Here a link to a recent discussion on this topic:
Ex may not consider reporting items settled for less as a violation of the law. The intent may have been good but ultimately, I still feel the law could have been written in a more thoughtful manner.
It don't know if it's a little unreasonable expecting consumers to know all their rights before agreeing to pay. I also find it silly that they didn't address late payments in some way to offset shortening the reporting times of Judgments/COs.
The paid tax lien thing is tough too. It reports as a lien but is enforced/satisfied as a judgment. I think people would address them sooner knowing the law.
The answers to most of the legal questions as they relate to the federal FCRA can be found in the legislative history behind the addition of section 605(c), and the corresponding addition of section 623(a)(5), which defines what DOFD is.
The NYS version of exclusion of collections and charge-offs parallels that of the original language of FCRA 605(a)(4), ambiguously defining the 7 year period as running from the date the account was "placed for collection or charged to profit and loss." Section 605(c) further defined the period as "beginning on the date of commencement of the delinquency which immediately preceded the collection activity, charge to profit and loss, of similar action.' The legislative history makes it clear that this defines a single, date-certain, which is the commencement (first) of delinquencies in the chain of delinquencies which immediately preceded the collection or charge-off.

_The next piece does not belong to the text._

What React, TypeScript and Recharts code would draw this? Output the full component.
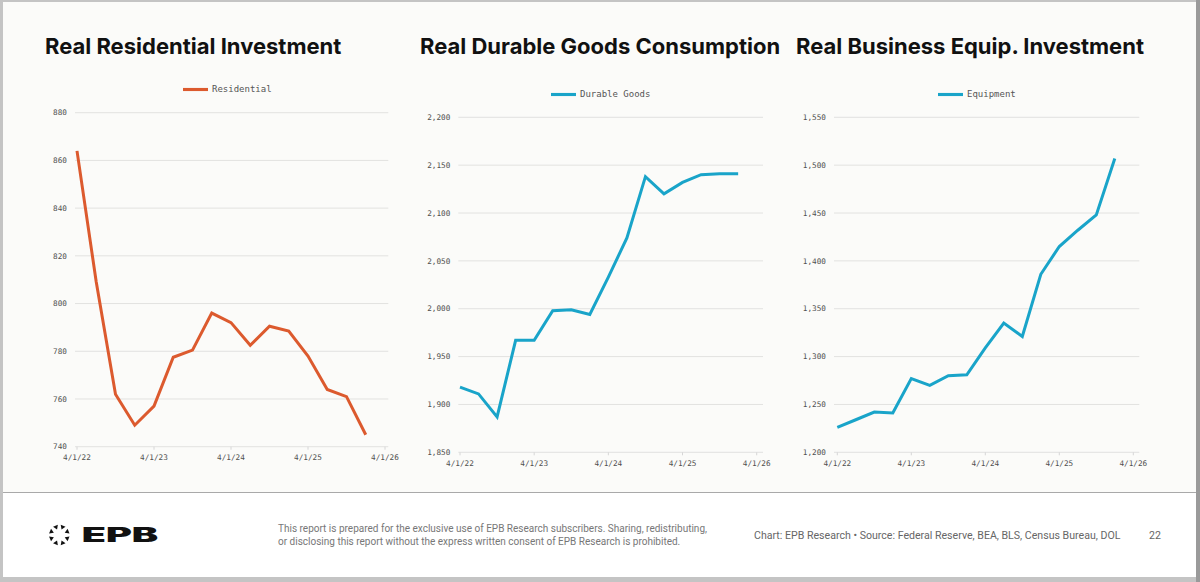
import { CartesianGrid, Legend, Line, LineChart, XAxis, YAxis } from 'recharts'

const quarters = [
  '4/1/22', '7/1/22', '10/1/22', '1/1/23',
  '4/1/23', '7/1/23', '10/1/23', '1/1/24',
  '4/1/24', '7/1/24', '10/1/24', '1/1/25',
  '4/1/25', '7/1/25', '10/1/25', '1/1/26',
  '4/1/26',
]
const xTickLabels = ['4/1/22', '4/1/23', '4/1/24', '4/1/25', '4/1/26']

const residential = [864, 809, 762, 749, 757, 777.5, 780.5, 796, 792, 782.5, 790.5, 788.5, 778, 764, 761, 745]
const durableGoods = [1918, 1911, 1887, 1967, 1967, 1998, 1999, 1994, 2033, 2074, 2138, 2120, 2132, 2140, 2141, 2141]
const equipment = [1226, 1234, 1242, 1241, 1277, 1270, 1280, 1281, 1309, 1335, 1321, 1386, 1415, 1432, 1448, 1507]

const residentialTicks = [740, 760, 780, 800, 820, 840, 860, 880]
const durableTicks = [1850, 1900, 1950, 2000, 2050, 2100, 2150, 2200]
const equipmentTicks = [1200, 1250, 1300, 1350, 1400, 1450, 1500, 1550]

const ORANGE = '#dc5a2e'
const CYAN = '#19a4c9'
const MONO = '"DejaVu Sans Mono", "Liberation Mono", monospace'
const TITLE_FONT = 'Inter, "Noto Sans", sans-serif'
const FOOT_FONT = '"Liberation Sans Narrow", Roboto, sans-serif'

const toRows = (values: number[]) =>
  quarters.map((q, i) => ({ date: q, value: i < values.length ? values[i] : null }))

type PanelProps = {
  title: string
  titleX: number
  name: string
  values: number[]
  color: string
  ticks: number[]
  left: number
  top: number
  width: number
  height: number
  margin: { top: number; right: number; bottom: number; left: number }
  xPad: { left: number; right: number }
  xHeight: number
  legendX: number
  legendY: number
}

function Panel(p: PanelProps) {
  return (
    <>
      <div
        style={{
          position: 'absolute',
          left: p.titleX,
          top: 33,
          fontFamily: TITLE_FONT,
          fontWeight: 700,
          fontSize: 22,
          lineHeight: '27px',
          color: '#111',
          whiteSpace: 'nowrap',
        }}
      >
        {p.title}
      </div>
      <div style={{ position: 'absolute', left: p.left, top: p.top }}>
        <LineChart width={p.width} height={p.height} data={toRows(p.values)} margin={p.margin}>
          <CartesianGrid vertical={false} stroke="#e2e2e0" />
          <XAxis
            dataKey="date"
            ticks={xTickLabels}
            interval={0}
            padding={p.xPad}
            height={p.xHeight}
            axisLine={false}
            tickLine={{ stroke: '#d6d6d6' }}
            tickSize={3}
            tickMargin={5}
            tick={{ fill: '#505050', fontSize: 7.7, fontFamily: MONO }}
          />
          <YAxis
            domain={[p.ticks[0], p.ticks[p.ticks.length - 1]]}
            ticks={p.ticks}
            width={45}
            axisLine={false}
            tickLine={false}
            tickFormatter={(v) => Number(v).toLocaleString('en-US')}
            tick={{ fill: '#505050', fontSize: 7.7, fontFamily: MONO }}
          />
          <Legend
            verticalAlign="middle"
            align="center"
            layout="horizontal"
            iconType="plainline"
            iconSize={25}
            formatter={(v) => <span style={{ color: '#555' }}>{v}</span>}
            wrapperStyle={{
              top: p.legendY - p.top - 13,
              left: p.legendX - p.left,
              width: 'auto',
              fontFamily: MONO,
              fontSize: 9,
              lineHeight: '25px',
            }}
          />
          <Line
            type="linear"
            dataKey="value"
            name={p.name}
            stroke={p.color}
            strokeWidth={3}
            dot={false}
            connectNulls={false}
            isAnimationActive={false}
          />
        </LineChart>
      </div>
    </>
  )
}

function Logo() {
  const marks = Array.from({ length: 8 }, (_, i) => i * 45 + 22.5)
  return (
    <svg width={140} height={40} style={{ position: 'absolute', left: 40, top: 515 }}>
      {marks.map((a) => (
        <polygon
          key={a}
          points="-2.6,-1.5 2.6,-1.5 0,2.6"
          fill="#111"
          transform={`translate(19.3 20) rotate(${a}) translate(0 -8.5)`}
        />
      ))}
      <text
        x={41.7}
        y={26.8}
        textLength={76.6}
        lengthAdjust="spacingAndGlyphs"
        fontFamily={TITLE_FONT}
        fontWeight={900}
        fontSize={19.5}
        fill="#111"
      >
        EPB
      </text>
    </svg>
  )
}

export default function App() {
  return (
    <div
      style={{
        position: 'absolute',
        left: 0,
        top: 0,
        width: 1200,
        height: 582,
        background: '#c4c4c4',
        overflow: 'hidden',
      }}
    >
      <div
        style={{
          position: 'absolute',
          left: 3,
          top: 2,
          width: 1193,
          height: 575,
          background: '#ffffff',
        }}
      />
      <div
        style={{
          position: 'absolute',
          left: 3,
          top: 2,
          width: 1193,
          height: 490,
          background: '#fbfbf9',
        }}
      />
      <div style={{ position: 'absolute', left: 3, top: 492, width: 1193, height: 1, background: '#a9a9a9' }} />
      <div style={{ position: 'absolute', left: 1196, top: 0, width: 4, height: 582, background: '#9a9a9a' }} />

      <Panel
        title="Real Residential Investment"
        titleX={45}
        name="Residential"
        values={residential}
        color={ORANGE}
        ticks={residentialTicks}
        left={20}
        top={60}
        width={385}
        height={420}
        margin={{ top: 52.7, right: 16.7, bottom: 3.3, left: 10 }}
        xPad={{ left: 2, right: 3.3 }}
        xHeight={30}
        legendX={183}
        legendY={90}
      />
      <Panel
        title="Real Durable Goods Consumption"
        titleX={420}
        name="Durable Goods"
        values={durableGoods}
        color={CYAN}
        ticks={durableTicks}
        left={400}
        top={60}
        width={380}
        height={420}
        margin={{ top: 57.3, right: 17, bottom: 2.7, left: 13.3 }}
        xPad={{ left: 1.7, right: 6.3 }}
        xHeight={25}
        legendX={551}
        legendY={95}
      />
      <Panel
        title="Real Business Equip. Investment"
        titleX={796}
        name="Equipment"
        values={equipment}
        color={CYAN}
        ticks={equipmentTicks}
        left={780}
        top={60}
        width={400}
        height={420}
        margin={{ top: 57.3, right: 40.7, bottom: 2.7, left: 9 }}
        xPad={{ left: 3.3, right: 6 }}
        xHeight={25}
        legendX={938}
        legendY={95}
      />

      <Logo />
      <div
        style={{
          position: 'absolute',
          left: 278,
          top: 523,
          width: 440,
          fontFamily: FOOT_FONT,
          fontSize: 10,
          lineHeight: '12.7px',
          color: '#777',
        }}
      >
        This report is prepared for the exclusive use of EPB Research subscribers. Sharing, redistributing,
        <br />
        or disclosing this report without the express written consent of EPB Research is prohibited.
      </div>
      <div
        style={{
          position: 'absolute',
          left: 754,
          top: 529,
          fontFamily: FOOT_FONT,
          fontSize: 10.6,
          color: '#666',
          whiteSpace: 'nowrap',
        }}
      >
        Chart: EPB Research {'\u2022'} Source: Federal Reserve, BEA, BLS, Census Bureau, DOL
      </div>
      <div
        style={{
          position: 'absolute',
          left: 1149,
          top: 529,
          fontFamily: FOOT_FONT,
          fontSize: 10.6,
          color: '#666',
        }}
      >
        22
      </div>
    </div>
  )
}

The fact that use of DOFD is not inconsistent with the old language of FCRA 605(a)(4) is evident by the way the FCRA was actually amended. The prior, ambiguous section 605(a)(4) was not deleted, new section 605(c) was added. This lead to the contorted language of section 605(c), which actually defines the 7 year date as not running from DOFD, but rather as running from 180 days after DOFD. However, by retaining old section 605(a)(4), it provides one the opportunity to argue that use of DOFD is not inconsistent with the old language, including that of the NYS statute.
The fed FCRA thus removes the actual date of collection referral or charge-off from the calculation, making it the event that triggers the action, rather than the date for calculation of the action. I dont think there is any dispute over the running of the exclusion date under the FCRA, so the legal postion that would be taken in challenge of interpretation of the NYS statute would be that it must somehow be interpreted in view of the amendment to the FCRA.
I have not fully researched NYS appellant decisions, but if one could be found that specifically addresses that issue, it would be binding precedent. I would thus begin by researching NYS appellate decisions.
Thank you to everyone for your responses, I really appreciate it.
RobertEG, a special thanks to you, that was exactly the kind of legal specific explanation that I was looking for, and I think your suggestion of searching for appellate decisions is probably the best way to proceed from this point. I appreciate it!